Une protection significative, au prix d’une dépense budgétaire élevée

Les mesures de réduction des hausses de prix de l’électricité, du gaz et des carburants ont permis aux ménages français de bénéficier de prix en moyenne plus bas que leurs voisins européens. Par ailleurs, si les dispositifs de soutien au paiement des factures pour les entreprises les plus énergivores apparaissent généreux, les clients professionnels ont toutefois fait face, début 2023, à des prix de l’électricité plus élevés que chez nos principaux voisins. D’un point de vue macro-économique, les boucliers tarifaires, dont le coût brut atteindrait près de 72 Md€, ont eu un impact positif sur les prix et le PIB, malgré une détérioration de la situation des finances publiques. L’État peut compter par ailleurs sur l’effet des hausses de prix de gros sur les charges de service public de l’énergie et sur les redevances des concessions hydro-électriques pour réduire son besoin de financement. Il bénéficie aussi de 4,5 Md€ de recettes tirées de contributions sur les marges bénéficiaires des producteurs d’électricité et des acteurs du secteur pétrolier. Les protections apportées aux consommateurs d’énergie se traduiraient ainsi par un besoin de financement net de l’État atteignant 36 Md€ sur les années 2021 à 2024.

Des mesures qui pallient imparfaitement les insuffisances de la régulation publique du marché de l’électricité

La protection des clients finals contre des prix de l’électricité trop élevés passe par une régulation publique qui vise à ce que les prix de détail reflètent les fondamentaux des coûts de production nationaux et notamment la compétitivité du parc nucléaire existant. Toutefois, les défauts de mise en œuvre de cette régulation n’ont pas permis d’atteindre cet objectif dans le contexte de forte hausse des prix de gros. Et les mesures exceptionnelles mise en œuvre ont imparfaitement pallié ces défauts. La Cour pointe que ces mesures, au titre de 2022 et 2023, ont laissé d’un côté plus de 30 Md€ de marges bénéficiaires nettes répartis entre les acteurs des marchés de gros – producteurs, fournisseurs, négociants et intermédiaires de marché –, et de l’autre un coût net de près de 9 Md€ pour les finances publiques.

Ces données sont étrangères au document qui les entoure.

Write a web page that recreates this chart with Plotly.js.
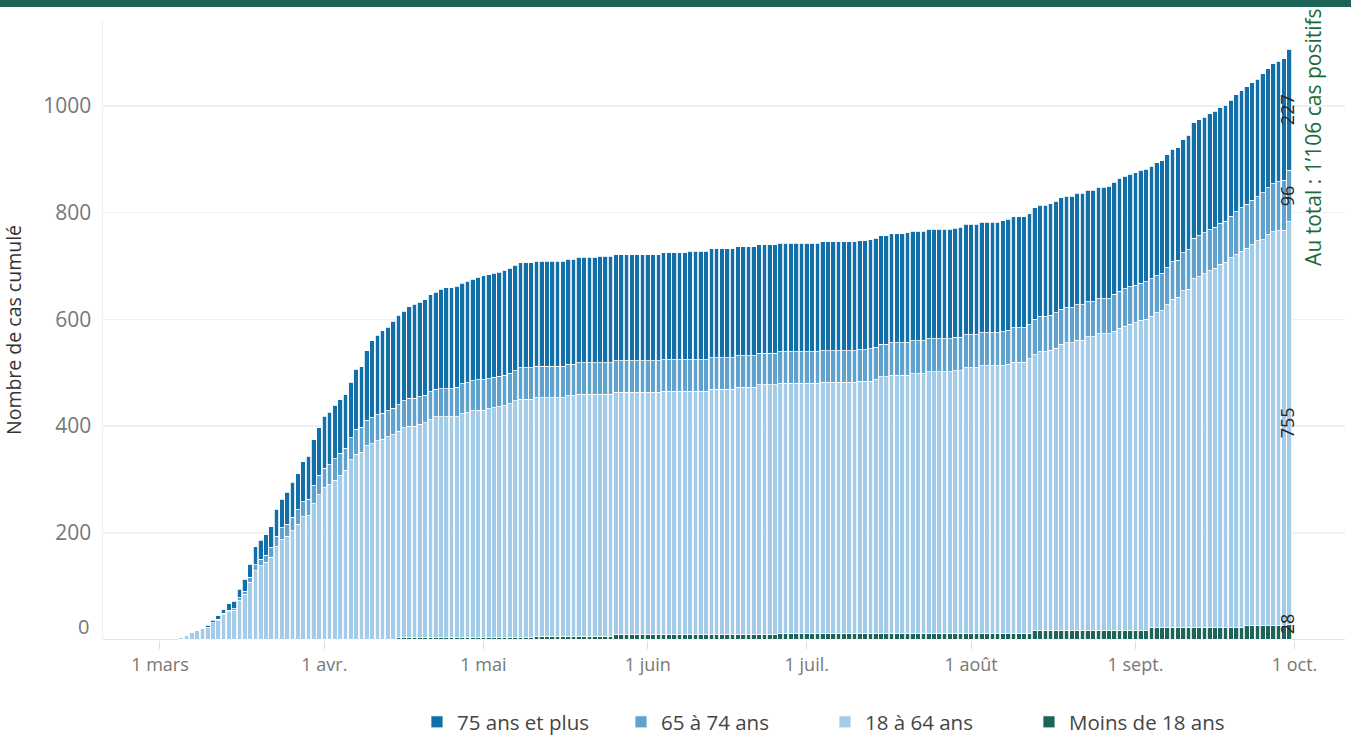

Au final, l’État a cherché à limiter le coût budgétaire net du bouclier en augmentant les prix payés par le consommateur bien au-delà des coûts de production nationaux. La crise récente des prix de l’énergie a ainsi mis en évidence l’incapacité de l’État à mettre en place un dispositif garantissant aux consommateurs d’électricité des prix en ligne avec les coûts de production nationaux. Ce constat invite à une vigilance particulière dans la définition de la future régulation de la production nucléaire, afin de garantir la protection des clients finals face aux écarts entre prix de marché et coûts de production.

Un soutien aux énergies fossiles contraire aux objectifs de la transition énergétique

Les mesures de lutte contre la hausse des prix du gaz et des carburants mises en place en 2021 et 2022 ont soutenus la consommation d’énergie carbonées, pour un coût budgétaire de plus de 17 Md€. Or, la consommation de gaz et de carburants pétroliers est aujourd’hui sous-tarifée au regard de son effet en termes d’émission de CO2. Ce constat rappelle l’intérêt de maintenir un signal-prix sur les consommations de ces produits énergétiques. À cet égard, la sortie des boucliers tarifaires semble une bonne occasion pour définir des principes de fixation des tarifs d’accises respectifs de la consommation de gaz et d’électricité, tenant notamment compte des besoins d’internalisation des coûts d’émissions de gaz à effet de serre (GES) propres à chaque produit énergétique.